Helping Teens Move Forward: A Guide to Anxiety and Depression

Helping Teens Move Forward: A Guide to Anxiety and Depression

Right now, adolescents and young adults are experiencing the highest levels of anxiety and depression ever reported in the U.S.

A report from the COVID States Project found that “nearly half (49%) of respondents reported symptoms of depression, with 26% reporting moderate symptoms or worse—the level at which follow-up care would typically be recommended in a clinical setting” (April 2022).

Even before the pandemic, rates of depression were climbing among young people. Many of us hoped that, with time, things would improve. But five years later, we’re still seeing too many teens and young adults struggling. So, what can parents and caregivers do to help?

The good news is that most young people do bounce back from setbacks in school, friendships, and life skills. Mistakes and challenges are part of growing up—and often lead to important learning. Still, some kids need more support, whether that’s extra time, patient parenting, or professional help. At Insight Counseling, we see many young people regain their confidence and thrive when both their current struggles and deeper concerns are addressed together.
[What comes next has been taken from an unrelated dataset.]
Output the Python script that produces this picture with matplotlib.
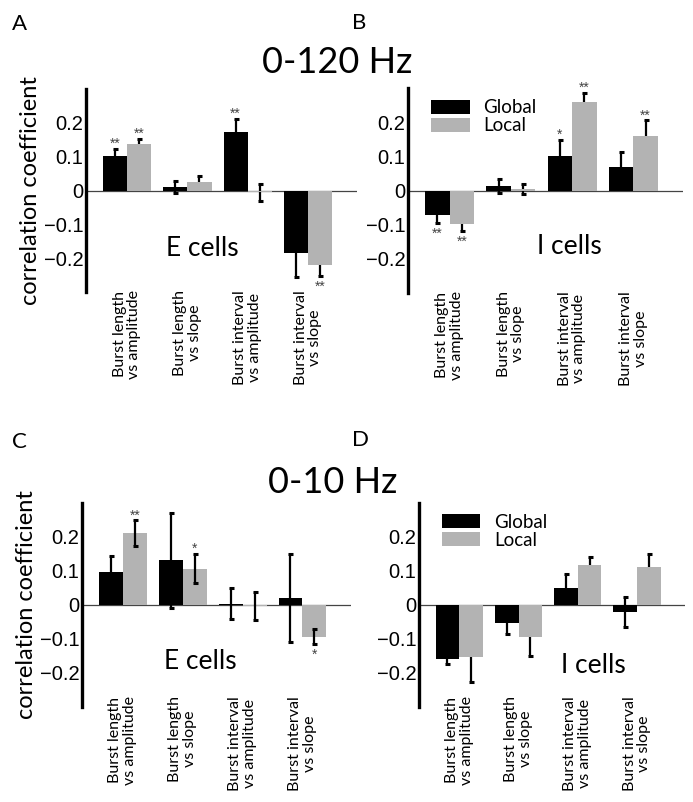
"""Burst feature correlations, global vs local (0-120 Hz and 0-10 Hz)."""

import matplotlib
matplotlib.use("Agg")
import matplotlib.pyplot as plt
import numpy as np

CATEGORIES = ["Burst length\nvs amplitude", "Burst length\nvs slope",
              "Burst interval\nvs amplitude", "Burst interval\nvs slope"]
SERIES = ["Global", "Local"]

# 0-120 Hz, E cells
A_global = [0.101, 0.010, 0.172, -0.186]
A_global_err = [0.022, 0.017, 0.040, 0.070]
A_local = [0.138, 0.026, -0.005, -0.220]
A_local_err = [0.015, 0.016, 0.025, 0.034]
A_global_sig = ["**", "", "**", ""]
A_local_sig = ["**", "", "", "**"]

# 0-120 Hz, I cells
B_global = [-0.071, 0.014, 0.101, 0.069]
B_global_err = [0.025, 0.021, 0.048, 0.043]
B_local = [-0.099, 0.005, 0.259, 0.159]
B_local_err = [0.020, 0.015, 0.027, 0.046]
B_global_sig = ["**", "", "*", ""]
B_local_sig = ["**", "", "**", "**"]

# 0-10 Hz, E cells
C_global = [0.097, 0.131, 0.004, 0.020]
C_global_err = [0.048, 0.141, 0.046, 0.130]
C_local = [0.212, 0.107, -0.003, -0.094]
C_local_err = [0.037, 0.043, 0.041, 0.022]
C_global_sig = ["", "", "", ""]
C_local_sig = ["**", "*", "", "*"]

# 0-10 Hz, I cells
D_global = [-0.158, -0.054, 0.049, -0.020]
D_global_err = [0.015, 0.031, 0.042, 0.044]
D_local = [-0.153, -0.093, 0.117, 0.111]
D_local_err = [0.074, 0.058, 0.023, 0.040]
D_global_sig = ["", "", "", ""]
D_local_sig = ["", "", "", ""]

YTICKS = [-0.2, -0.1, 0, 0.1, 0.2]
YTICKLABELS = ["\u22120.2", "\u22120.1", "0", "0.1", "0.2"]

W, H = 693, 802
SANS = ["Lato", "DejaVu Sans"]
COLORS = ["#000000", "#b3b3b3"]


def px_axes(fig, left, top, right, bottom):
    return fig.add_axes([left / W, 1 - bottom / H, (right - left) / W, (bottom - top) / H])


def panel(ax, glob, glob_err, loc, loc_err, gsig, lsig, cells, cell_xy,
          ylabel=False, legend=None, err_on_top=False, xpad=-1.5):
    x = np.arange(1, len(CATEGORIES) + 1)
    w = 0.4
    ax.axhline(0, color="#444444", lw=0.9, zorder=1)
    ez = 4 if err_on_top else 2
    for i, (vals, errs, sig) in enumerate([(glob, glob_err, gsig), (loc, loc_err, lsig)]):
        xs = x + (i - 0.5) * w
        ax.bar(xs, vals, width=w, color=COLORS[i], label=SERIES[i], zorder=3)
        ax.errorbar(xs, vals, yerr=errs, fmt="none", ecolor="black",
                    elinewidth=1.6, capsize=1.8, capthick=2.2, zorder=ez)
        for xi, v, e, s in zip(xs, vals, errs, sig):
            if not s:
                continue
            dy = 3.5 if v >= 0 else -7.5
            ax.annotate(s, (xi, v + e if v >= 0 else v - e), xytext=(0, dy),
                        textcoords="offset points", ha="center", va="center",
                        fontsize=10, color="#444444", family=["Liberation Sans"])

    ax.set_xlim(0.32, 4.81)
    ax.set_ylim(-0.3, 0.3)
    for s in ("top", "right", "bottom"):
        ax.spines[s].set_visible(False)
    ax.spines["left"].set_linewidth(2.4)
    ax.set_yticks(YTICKS)
    ax.set_yticklabels(YTICKLABELS, family=["Liberation Sans"], fontsize=14.5)
    ax.tick_params(axis="y", length=0, pad=2)
    ax.set_xticks(x)
    ax.set_xticklabels(CATEGORIES, rotation=90, fontsize=11.5, family=SANS,
                       ha="center", va="top", multialignment="center")
    for lbl in ax.get_xticklabels():
        lbl.set_linespacing(1.05)
    ax.tick_params(axis="x", length=0, pad=xpad)
    ax.text(cell_xy[0], cell_xy[1], cells, ha="center", va="baseline",
            fontsize=19, family=SANS)
    if ylabel:
        ax.set_ylabel("correlation coefficient", fontsize=17, family=SANS, labelpad=2)
    if legend is not None:
        ax.legend(loc="upper left", bbox_to_anchor=legend, frameon=False,
                  prop={"family": SANS, "size": 13.5},
                  handlelength=2.05, handleheight=0.8, handletextpad=0.75,
                  labelspacing=0.05, borderpad=0, borderaxespad=0)


def main():
    fig = plt.figure(figsize=(W / 100, H / 100), dpi=100)

    axA = px_axes(fig, 86, 89, 357, 292)
    panel(axA, A_global, A_global_err, A_local, A_local_err, A_global_sig, A_local_sig,
          "E cells", (2.24, -0.194), ylabel=True)
    axB = px_axes(fig, 408, 88, 683, 293)
    panel(axB, B_global, B_global_err, B_local, B_local_err, B_global_sig, B_local_sig,
          "I cells", (2.96, -0.185), legend=(0.084, 0.944))
    axC = px_axes(fig, 82, 503, 351, 707)
    panel(axC, C_global, C_global_err, C_local, C_local_err, C_global_sig, C_local_sig,
          "E cells", (2.3, -0.188), ylabel=True, err_on_top=True, xpad=-8)
    axD = px_axes(fig, 419, 503, 685, 707)
    panel(axD, D_global, D_global_err, D_local, D_local_err, D_global_sig, D_local_sig,
          "I cells", (3.26, -0.2), legend=(0.086, 0.948), xpad=-8)

    for letter, lx, ly in [("A", 12, 30), ("B", 352, 29), ("C", 12, 448), ("D", 352, 446)]:
        fig.text(lx / W, 1 - ly / H, letter, fontsize=16, family=SANS, va="baseline")
    fig.text(337 / W, 1 - 73 / H, "0-120 Hz", fontsize=26, family=SANS,
             ha="center", va="baseline")
    fig.text(333 / W, 1 - 493 / H, "0-10 Hz", fontsize=26, family=SANS,
             ha="center", va="baseline")

    fig.savefig("out.png", dpi=100)


if __name__ == "__main__":
    main()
Adolescence and young adulthood are naturally bumpy. These years are full of striving, experimenting, and sometimes clashing with parents or social expectations. What may look like defiance, secrecy, or sudden new interests is often just your child testing independence. Unfortunately, COVID interrupted those opportunities for almost two years, leaving many kids behind in social and emotional development.

For some, gentle encouragement—what we might call “nudging”—is enough. Pushing a little toward new social experiences, work, school, or everyday responsibilities like cooking or car maintenance helps them catch up. But if nudging only brings resistance, anger, or passivity, it may be time for a clearer plan that could include an assessment for anxiety or depression.
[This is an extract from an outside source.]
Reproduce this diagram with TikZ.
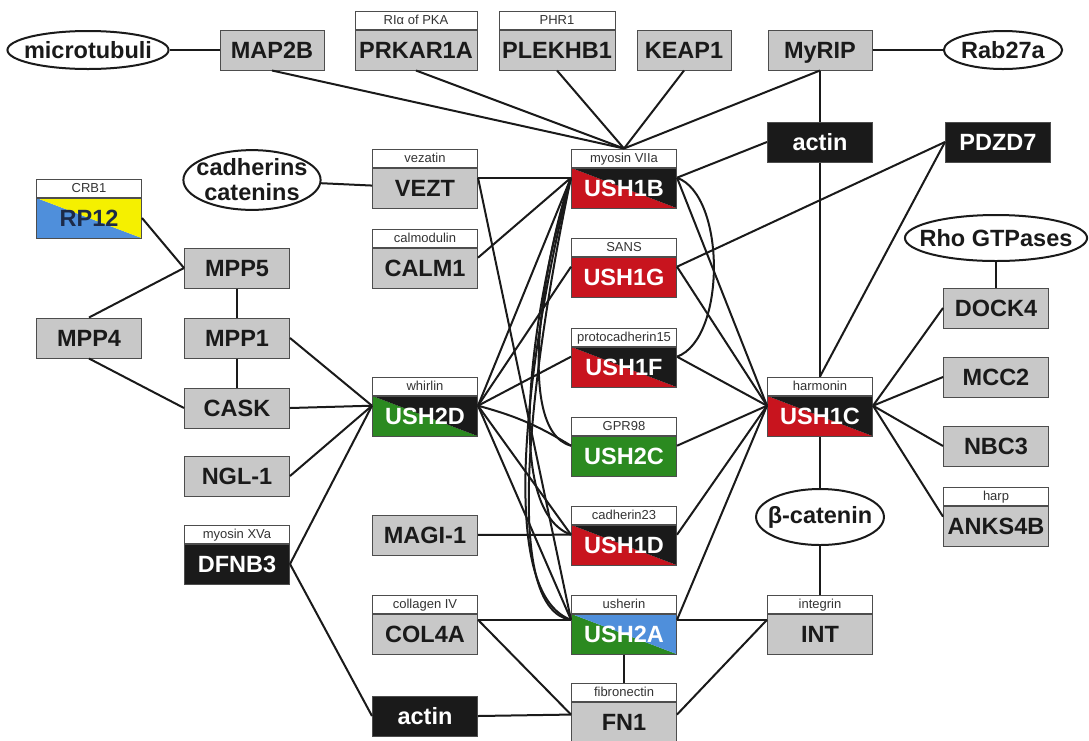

A key sign of recovery is movement forward—even if progress is messy or uneven. In contrast, getting “stuck” in inaction or avoidance is a red flag. Activity and engagement are vital for mental health, and sometimes parents do need to set firm but loving expectations: re-entering the world one step at a time, with encouragement and boundaries.
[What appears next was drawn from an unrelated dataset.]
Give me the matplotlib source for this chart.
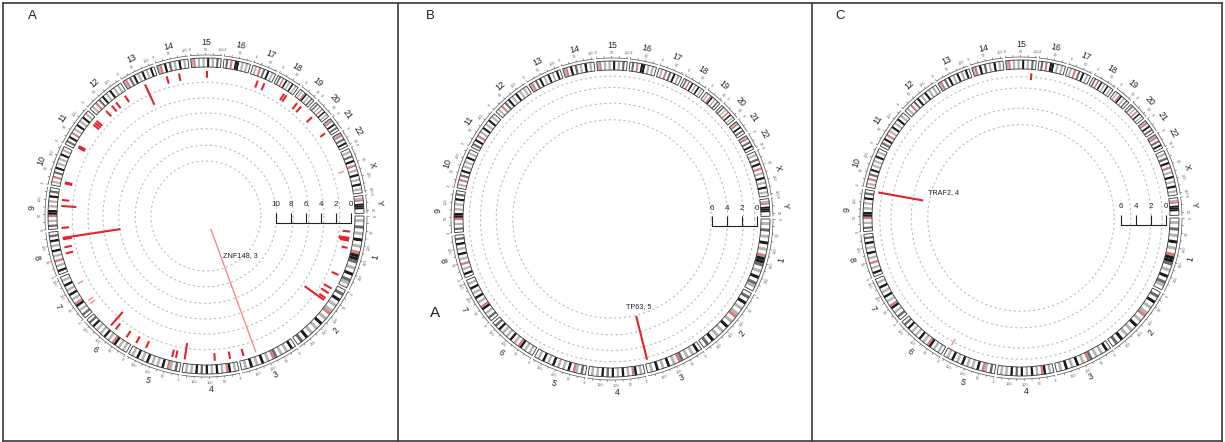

Of course, this isn’t easy. One of the hardest parts of parenting is asking your child to do something you know they need, while expecting pushback. Most people resist when reminded of things they haven’t yet achieved—even when they know it’s good for them. Anxiety often makes avoidance even stronger. That’s why persistence matters. Stay calm, clear, and consistent. Break goals into small steps with realistic timelines. And don’t hesitate to bring in professional help if needed.

If your child refuses help, a balanced approach of love and firmness can make a difference. You might say: “If you cannot return to classes or work, we see that as a sign you need professional help. We’re not angry, but we will insist you see a therapist to help you move forward.”

When to Worry

Reach out for professional help if your teen or young adult is:

  • Refusing to move forward in school, work, or responsibilities
  • Neglecting hygiene
  • Withdrawing and isolating most of the time
  • Frequently angry and hard to communicate with
  • Using substances
  • Mentioning (or hinting at) suicidal thoughts

If you see any of these signs, don’t wait. Helpful resources are available at rtor.org.

A Final Word

Please don’t give up. And please don’t “wait and see” if your child is showing concerning signs. Recovery is possible—and often faster than parents fear—but it usually requires a steady, loving push forward. With persistence, structure, and the right support, your teen or young adult can move toward a healthy and hopeful future.